After seeing so many glaciers and waterfalls, you may feel the call of nature. Many of the public bathrooms aboard have outside views as well as Arctic and Antarctic animals painted on the walls. It’s nice to do your business in a room with a view!:

 

21 thoughts on “Back to Antarctica: The Beagle Channel and glaciers

  1. Certainly one of those places where they say, you have to be there. Maybe you are seeing what will soon become instinct – glaciers. I hope not.

    1. Some of the glaciers in this region are in fact advancing, not retreating, a rare thing.

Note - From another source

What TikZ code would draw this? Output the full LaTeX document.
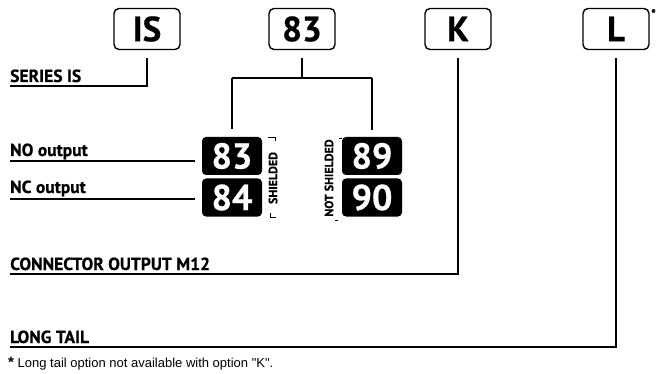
\documentclass[tikz,border=0pt]{standalone}
\usepackage{fontspec}
\setmainfont{PT Sans}
\newfontfamily\heavy{PT Sans Bold}[FakeBold=0.6]
\newfontfamily\helv{Liberation Sans}
\begin{document}
\begin{tikzpicture}[x=1pt,y=-1pt,
  conn/.style={line width=1.2pt,black},
  topbox/.style={draw,line width=1.4pt,rounded corners=5pt,fill=white,minimum width=66pt,minimum height=41pt,inner sep=0pt,font=\heavy\fontsize{35}{35}\selectfont},
  blackbox/.style={fill=black,text=white,rounded corners=4pt,minimum width=60pt,minimum height=38pt,inner sep=0pt,font=\heavy\fontsize{36}{36}\selectfont},
  lbl/.style={anchor=base west,inner sep=0pt,font=\heavy\fontsize{17.5}{17.5}\selectfont},
  vlbl/.style={rotate=90,inner sep=0pt,font=\heavy\fontsize{12}{12}\selectfont}]
\useasboundingbox (0,0) rectangle (658,374);
% top code boxes
\node[topbox] (is) at (147,29) {IS};
\node[topbox] (n83) at (302,29) {83};
\node[topbox] (k) at (458,29) {K};
\node[topbox] (l) at (616,29) {L};
\node[anchor=north west,inner sep=0pt,font=\heavy\fontsize{12}{12}\selectfont] (ast) at (651,9) {*};
% labels
\node[lbl] (series) at (10,82) {SERIES IS};
\node[lbl] (no) at (10,156) {NO output};
\node[lbl] (nc) at (10,193) {NC output};
\node[lbl] (conn) at (10,270) {CONNECTOR OUTPUT M12};
\node[lbl] (long) at (10,343) {LONG TAIL};
\coordinate (sisend) at (10,86);
\coordinate (noend) at (10,161);
\coordinate (ncend) at (10,199);
\coordinate (kend) at (10,274);
\coordinate (lend) at (10,347);
% black code boxes
\node[blackbox] (b83) at (232,156) {83};
\node[blackbox] (b84) at (232,197.5) {84};
\node[blackbox] (b89) at (372,156) {89};
\node[blackbox] (b90) at (372,197.5) {90};
% shielded labels
\node[vlbl] (sh) at (273,178) {SHIELDED};
\node[vlbl] (nsh) at (329,178) {NOT SHIELDED};
\draw[line width=0.8pt] (268,137) -- (275,137) -- (275,141);
\draw[line width=0.8pt] (270,213) -- (270,217) -- (276,217);
\draw[line width=0.8pt] (339,138) -- (342,138);
\draw[line width=0.8pt] (335,220) -- (338,220);
% connectors
\draw[conn,shorten <=8pt] (is.south) |- (sisend);
\coordinate (bl) at (232,78);
\coordinate (br) at (372,78);
\draw[conn,shorten <=8pt] (n83.south) -- (n83.south |- bl);
\draw[conn] (bl) -- (br);
\draw[conn,shorten >=8pt] (bl) -- (b83.north);
\draw[conn,shorten >=7pt] (br) -- (b89.north);
\draw[conn] (noend) -- (195,161);
\draw[conn] (ncend) -- (195,199);
\draw[conn,shorten <=8pt] (k.south) |- (kend);
\draw[conn,shorten <=8pt] (l.south) |- (lend);
% footnote
\node[anchor=base west,inner sep=0pt,font=\helv\fontsize{13}{13}\selectfont] (foot) at (8,367) {\textbf{\fontsize{15}{15}\selectfont *} Long tail option not available with option "K".};
\end{tikzpicture}
\end{document}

I’m not sure about these precise ones, down by the sea.

    1. Wouldn’t it be cool if all same-named places were connected by some sort of weird teleporter? 🙂

      Some fans of early computer RPGs wondered about this, as there is a Skara Brae in Ultima, in Wizardry, and in our world, in Scotland.

  2. It looks to me, if you want to find the southernmost point of South America, you’d have to go with the bit of land on the north side of the Magellan Strait south of Punta Arenas. Everything south of that is islands detached from the continent proper. I won’t insist.

  3. Hoorn is one of those relatively preserved towns (there are better ones) around the “Zuiderzee” (as opposed to the North Sea) which was turned into a lake by dyke works.
    Hoorn’s Great Church, though, has been turned into a clothing supermarket. Look, I’m as anti-Christian as the next one, but I found it a kind of shocking, kind of barbaric.

  4. Don’t know about the rest of you ,but i would not be comfortable using a toilet in front of an un curtained window ,i mean what if the Queen went by on the deck of a ship?

      1. HAHA.I was always afraid of using those modern cream coloured toilets in London in case the door suddenly burst open ,a common fear i have read somewhere.

  5. I could barely take my eyes off the beryl blue ice. One can only imagine how wondrous that first view must have been for Darwin.